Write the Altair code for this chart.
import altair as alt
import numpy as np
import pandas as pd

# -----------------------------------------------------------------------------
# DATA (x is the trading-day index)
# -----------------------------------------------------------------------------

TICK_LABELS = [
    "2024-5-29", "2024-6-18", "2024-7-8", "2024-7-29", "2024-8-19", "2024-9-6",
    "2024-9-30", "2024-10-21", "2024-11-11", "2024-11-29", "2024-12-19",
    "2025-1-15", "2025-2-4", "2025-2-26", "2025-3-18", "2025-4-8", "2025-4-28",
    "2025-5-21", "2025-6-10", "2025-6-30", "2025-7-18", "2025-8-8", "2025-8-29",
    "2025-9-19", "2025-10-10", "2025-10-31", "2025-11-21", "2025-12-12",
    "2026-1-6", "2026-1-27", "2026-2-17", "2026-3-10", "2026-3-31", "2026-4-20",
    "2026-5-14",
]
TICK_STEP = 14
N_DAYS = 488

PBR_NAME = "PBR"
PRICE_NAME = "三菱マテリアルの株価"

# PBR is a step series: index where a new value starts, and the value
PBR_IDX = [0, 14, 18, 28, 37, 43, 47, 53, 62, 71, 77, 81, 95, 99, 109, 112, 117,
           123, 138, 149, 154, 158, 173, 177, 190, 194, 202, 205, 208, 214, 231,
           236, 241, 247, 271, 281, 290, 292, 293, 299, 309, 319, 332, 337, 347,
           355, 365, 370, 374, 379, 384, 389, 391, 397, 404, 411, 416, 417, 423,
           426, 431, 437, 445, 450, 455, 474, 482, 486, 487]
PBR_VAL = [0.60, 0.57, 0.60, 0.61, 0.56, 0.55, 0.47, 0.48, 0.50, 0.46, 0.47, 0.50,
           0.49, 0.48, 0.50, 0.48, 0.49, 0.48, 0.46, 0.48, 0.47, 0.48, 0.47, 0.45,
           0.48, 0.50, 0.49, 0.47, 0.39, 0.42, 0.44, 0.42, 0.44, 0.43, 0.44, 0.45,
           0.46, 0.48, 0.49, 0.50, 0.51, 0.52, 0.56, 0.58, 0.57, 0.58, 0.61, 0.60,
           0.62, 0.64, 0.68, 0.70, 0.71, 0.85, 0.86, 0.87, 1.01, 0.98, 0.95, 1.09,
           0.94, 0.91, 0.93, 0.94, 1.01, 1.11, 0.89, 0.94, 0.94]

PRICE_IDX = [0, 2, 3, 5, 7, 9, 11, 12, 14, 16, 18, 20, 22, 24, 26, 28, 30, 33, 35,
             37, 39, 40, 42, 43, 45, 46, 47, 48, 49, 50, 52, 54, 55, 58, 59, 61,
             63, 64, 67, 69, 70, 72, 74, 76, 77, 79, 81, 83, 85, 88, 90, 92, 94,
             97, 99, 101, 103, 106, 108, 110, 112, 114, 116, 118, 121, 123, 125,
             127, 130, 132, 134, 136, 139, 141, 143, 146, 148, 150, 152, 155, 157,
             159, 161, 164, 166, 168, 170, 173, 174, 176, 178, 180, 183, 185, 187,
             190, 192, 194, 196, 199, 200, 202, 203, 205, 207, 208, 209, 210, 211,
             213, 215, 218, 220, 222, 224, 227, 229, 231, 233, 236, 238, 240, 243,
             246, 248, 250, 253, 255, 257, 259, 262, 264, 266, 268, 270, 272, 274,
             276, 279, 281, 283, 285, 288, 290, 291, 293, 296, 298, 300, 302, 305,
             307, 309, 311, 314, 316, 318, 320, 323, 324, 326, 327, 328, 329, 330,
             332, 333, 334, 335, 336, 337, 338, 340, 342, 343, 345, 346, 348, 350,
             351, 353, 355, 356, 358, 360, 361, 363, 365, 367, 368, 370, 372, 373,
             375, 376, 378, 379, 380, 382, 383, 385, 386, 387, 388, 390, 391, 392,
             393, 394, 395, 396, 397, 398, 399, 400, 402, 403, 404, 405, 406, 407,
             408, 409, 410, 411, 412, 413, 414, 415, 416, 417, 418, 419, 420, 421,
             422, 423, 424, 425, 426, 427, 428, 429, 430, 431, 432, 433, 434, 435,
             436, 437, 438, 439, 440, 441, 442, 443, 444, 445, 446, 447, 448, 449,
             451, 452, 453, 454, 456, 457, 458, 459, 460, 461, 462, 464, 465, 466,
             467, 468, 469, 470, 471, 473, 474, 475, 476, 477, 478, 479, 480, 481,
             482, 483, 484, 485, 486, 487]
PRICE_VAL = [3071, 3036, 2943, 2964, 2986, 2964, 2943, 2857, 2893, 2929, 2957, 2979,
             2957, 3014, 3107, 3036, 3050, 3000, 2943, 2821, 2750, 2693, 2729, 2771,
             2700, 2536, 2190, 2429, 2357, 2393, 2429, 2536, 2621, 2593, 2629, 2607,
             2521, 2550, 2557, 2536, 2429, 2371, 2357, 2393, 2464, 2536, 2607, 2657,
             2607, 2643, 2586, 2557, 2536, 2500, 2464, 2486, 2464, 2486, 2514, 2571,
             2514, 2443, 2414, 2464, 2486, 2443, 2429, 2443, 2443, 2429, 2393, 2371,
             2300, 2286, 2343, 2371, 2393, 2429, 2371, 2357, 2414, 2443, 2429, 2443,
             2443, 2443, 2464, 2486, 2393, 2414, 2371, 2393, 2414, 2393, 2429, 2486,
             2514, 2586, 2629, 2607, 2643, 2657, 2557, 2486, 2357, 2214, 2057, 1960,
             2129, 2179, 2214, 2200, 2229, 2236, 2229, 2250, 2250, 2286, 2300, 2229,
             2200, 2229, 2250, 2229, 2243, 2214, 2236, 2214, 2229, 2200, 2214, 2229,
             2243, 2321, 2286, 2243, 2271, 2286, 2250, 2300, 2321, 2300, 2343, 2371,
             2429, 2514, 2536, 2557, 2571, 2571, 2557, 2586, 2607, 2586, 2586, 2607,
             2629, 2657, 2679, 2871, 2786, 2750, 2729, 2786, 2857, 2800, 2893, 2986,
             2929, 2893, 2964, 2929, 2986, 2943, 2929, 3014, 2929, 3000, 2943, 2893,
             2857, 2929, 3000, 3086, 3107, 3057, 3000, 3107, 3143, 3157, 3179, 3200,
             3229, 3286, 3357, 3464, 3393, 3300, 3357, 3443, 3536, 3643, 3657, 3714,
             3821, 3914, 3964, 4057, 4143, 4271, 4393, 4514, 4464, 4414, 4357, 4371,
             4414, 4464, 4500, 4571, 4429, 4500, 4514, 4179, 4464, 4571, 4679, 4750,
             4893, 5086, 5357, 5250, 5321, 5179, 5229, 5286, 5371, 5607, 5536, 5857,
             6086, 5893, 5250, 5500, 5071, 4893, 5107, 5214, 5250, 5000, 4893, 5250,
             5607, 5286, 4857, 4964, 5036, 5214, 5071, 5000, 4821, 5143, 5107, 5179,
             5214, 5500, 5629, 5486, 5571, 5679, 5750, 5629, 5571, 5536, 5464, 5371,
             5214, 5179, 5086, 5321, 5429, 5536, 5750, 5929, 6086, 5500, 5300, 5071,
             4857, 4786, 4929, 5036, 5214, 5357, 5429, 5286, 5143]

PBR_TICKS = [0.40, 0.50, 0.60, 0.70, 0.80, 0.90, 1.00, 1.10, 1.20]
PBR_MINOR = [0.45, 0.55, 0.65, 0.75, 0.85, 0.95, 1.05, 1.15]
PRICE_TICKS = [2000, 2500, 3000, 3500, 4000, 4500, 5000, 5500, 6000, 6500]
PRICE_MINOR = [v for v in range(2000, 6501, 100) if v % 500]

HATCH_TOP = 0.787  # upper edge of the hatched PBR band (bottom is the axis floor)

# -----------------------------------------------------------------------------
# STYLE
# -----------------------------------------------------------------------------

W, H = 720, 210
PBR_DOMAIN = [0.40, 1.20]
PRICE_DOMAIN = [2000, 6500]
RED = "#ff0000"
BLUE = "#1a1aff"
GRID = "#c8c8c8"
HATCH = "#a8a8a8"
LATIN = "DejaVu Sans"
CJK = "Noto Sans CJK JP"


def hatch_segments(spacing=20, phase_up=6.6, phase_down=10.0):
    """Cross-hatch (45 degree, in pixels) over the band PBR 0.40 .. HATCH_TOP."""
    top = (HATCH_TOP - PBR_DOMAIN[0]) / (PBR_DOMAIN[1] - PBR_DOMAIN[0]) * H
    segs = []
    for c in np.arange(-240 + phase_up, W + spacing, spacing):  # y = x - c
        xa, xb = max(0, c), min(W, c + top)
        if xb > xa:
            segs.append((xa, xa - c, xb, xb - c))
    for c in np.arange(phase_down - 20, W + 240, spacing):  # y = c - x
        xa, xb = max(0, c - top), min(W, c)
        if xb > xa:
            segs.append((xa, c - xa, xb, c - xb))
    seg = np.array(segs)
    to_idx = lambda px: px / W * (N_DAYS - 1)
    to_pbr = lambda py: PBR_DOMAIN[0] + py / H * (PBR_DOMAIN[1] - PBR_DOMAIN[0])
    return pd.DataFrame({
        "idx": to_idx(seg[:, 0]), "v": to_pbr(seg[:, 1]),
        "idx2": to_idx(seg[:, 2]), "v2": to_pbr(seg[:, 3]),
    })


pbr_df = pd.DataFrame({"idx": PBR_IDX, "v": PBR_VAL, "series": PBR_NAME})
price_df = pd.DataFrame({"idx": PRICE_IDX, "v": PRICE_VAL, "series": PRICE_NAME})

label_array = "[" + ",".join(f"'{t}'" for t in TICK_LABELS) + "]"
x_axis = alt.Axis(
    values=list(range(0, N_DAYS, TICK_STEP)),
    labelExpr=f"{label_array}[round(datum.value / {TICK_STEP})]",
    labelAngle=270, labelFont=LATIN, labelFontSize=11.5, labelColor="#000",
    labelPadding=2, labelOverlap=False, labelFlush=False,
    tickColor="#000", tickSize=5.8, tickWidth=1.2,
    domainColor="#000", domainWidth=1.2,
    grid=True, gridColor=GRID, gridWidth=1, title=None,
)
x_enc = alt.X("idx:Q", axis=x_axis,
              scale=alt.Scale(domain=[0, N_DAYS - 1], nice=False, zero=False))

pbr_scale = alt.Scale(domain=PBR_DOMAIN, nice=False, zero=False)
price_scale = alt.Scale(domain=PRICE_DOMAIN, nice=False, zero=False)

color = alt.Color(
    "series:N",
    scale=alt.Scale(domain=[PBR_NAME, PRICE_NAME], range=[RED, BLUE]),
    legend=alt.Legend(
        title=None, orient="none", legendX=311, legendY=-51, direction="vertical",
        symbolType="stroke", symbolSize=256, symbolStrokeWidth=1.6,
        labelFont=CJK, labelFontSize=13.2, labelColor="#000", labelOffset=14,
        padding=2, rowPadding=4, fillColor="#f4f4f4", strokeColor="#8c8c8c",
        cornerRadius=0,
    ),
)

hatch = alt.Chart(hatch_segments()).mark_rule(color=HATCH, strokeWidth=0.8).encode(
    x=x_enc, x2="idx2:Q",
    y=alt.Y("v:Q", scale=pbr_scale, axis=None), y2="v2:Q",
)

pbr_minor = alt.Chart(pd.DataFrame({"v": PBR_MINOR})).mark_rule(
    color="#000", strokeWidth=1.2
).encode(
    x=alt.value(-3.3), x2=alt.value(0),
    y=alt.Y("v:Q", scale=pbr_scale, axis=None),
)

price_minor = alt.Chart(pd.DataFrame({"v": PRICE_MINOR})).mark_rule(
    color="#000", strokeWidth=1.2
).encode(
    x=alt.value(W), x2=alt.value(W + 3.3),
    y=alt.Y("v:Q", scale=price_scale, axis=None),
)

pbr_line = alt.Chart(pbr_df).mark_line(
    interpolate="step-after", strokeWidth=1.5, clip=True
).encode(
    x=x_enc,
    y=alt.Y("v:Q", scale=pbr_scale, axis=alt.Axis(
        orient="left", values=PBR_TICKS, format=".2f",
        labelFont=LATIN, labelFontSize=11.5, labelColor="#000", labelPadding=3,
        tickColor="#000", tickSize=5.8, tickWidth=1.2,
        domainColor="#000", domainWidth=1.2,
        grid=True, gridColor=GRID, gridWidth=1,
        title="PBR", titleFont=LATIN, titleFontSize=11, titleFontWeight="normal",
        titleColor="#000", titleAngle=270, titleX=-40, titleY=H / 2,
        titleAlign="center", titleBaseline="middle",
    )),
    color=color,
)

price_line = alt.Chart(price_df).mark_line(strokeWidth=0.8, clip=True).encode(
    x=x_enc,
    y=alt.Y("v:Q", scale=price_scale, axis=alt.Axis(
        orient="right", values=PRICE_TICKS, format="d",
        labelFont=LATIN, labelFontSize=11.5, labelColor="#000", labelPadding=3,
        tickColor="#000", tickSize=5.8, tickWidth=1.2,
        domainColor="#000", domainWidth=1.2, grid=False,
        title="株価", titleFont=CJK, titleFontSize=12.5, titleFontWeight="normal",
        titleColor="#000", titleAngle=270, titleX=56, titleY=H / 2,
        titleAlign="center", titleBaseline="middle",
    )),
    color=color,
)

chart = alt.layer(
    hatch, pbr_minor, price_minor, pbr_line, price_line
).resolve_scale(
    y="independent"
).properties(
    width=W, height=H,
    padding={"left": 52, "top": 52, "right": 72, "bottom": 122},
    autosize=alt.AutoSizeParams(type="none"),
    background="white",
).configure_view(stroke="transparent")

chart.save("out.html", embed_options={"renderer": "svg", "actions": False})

* * * * *

Given problem: Reproduce only the lines from the top of the material through the one bearing "0.94, 0.91, 0.93, 0.94, 1.01, 1.11, 0.89, 0.94, 0.94]", each exactly as it stands.

Full response:
Write the Altair code for this chart.
import altair as alt
import numpy as np
import pandas as pd

# -----------------------------------------------------------------------------
# DATA (x is the trading-day index)
# -----------------------------------------------------------------------------

TICK_LABELS = [
    "2024-5-29", "2024-6-18", "2024-7-8", "2024-7-29", "2024-8-19", "2024-9-6",
    "2024-9-30", "2024-10-21", "2024-11-11", "2024-11-29", "2024-12-19",
    "2025-1-15", "2025-2-4", "2025-2-26", "2025-3-18", "2025-4-8", "2025-4-28",
    "2025-5-21", "2025-6-10", "2025-6-30", "2025-7-18", "2025-8-8", "2025-8-29",
    "2025-9-19", "2025-10-10", "2025-10-31", "2025-11-21", "2025-12-12",
    "2026-1-6", "2026-1-27", "2026-2-17", "2026-3-10", "2026-3-31", "2026-4-20",
    "2026-5-14",
]
TICK_STEP = 14
N_DAYS = 488

PBR_NAME = "PBR"
PRICE_NAME = "三菱マテリアルの株価"

# PBR is a step series: index where a new value starts, and the value
PBR_IDX = [0, 14, 18, 28, 37, 43, 47, 53, 62, 71, 77, 81, 95, 99, 109, 112, 117,
           123, 138, 149, 154, 158, 173, 177, 190, 194, 202, 205, 208, 214, 231,
           236, 241, 247, 271, 281, 290, 292, 293, 299, 309, 319, 332, 337, 347,
           355, 365, 370, 374, 379, 384, 389, 391, 397, 404, 411, 416, 417, 423,
           426, 431, 437, 445, 450, 455, 474, 482, 486, 487]
PBR_VAL = [0.60, 0.57, 0.60, 0.61, 0.56, 0.55, 0.47, 0.48, 0.50, 0.46, 0.47, 0.50,
           0.49, 0.48, 0.50, 0.48, 0.49, 0.48, 0.46, 0.48, 0.47, 0.48, 0.47, 0.45,
           0.48, 0.50, 0.49, 0.47, 0.39, 0.42, 0.44, 0.42, 0.44, 0.43, 0.44, 0.45,
           0.46, 0.48, 0.49, 0.50, 0.51, 0.52, 0.56, 0.58, 0.57, 0.58, 0.61, 0.60,
           0.62, 0.64, 0.68, 0.70, 0.71, 0.85, 0.86, 0.87, 1.01, 0.98, 0.95, 1.09,
           0.94, 0.91, 0.93, 0.94, 1.01, 1.11, 0.89, 0.94, 0.94]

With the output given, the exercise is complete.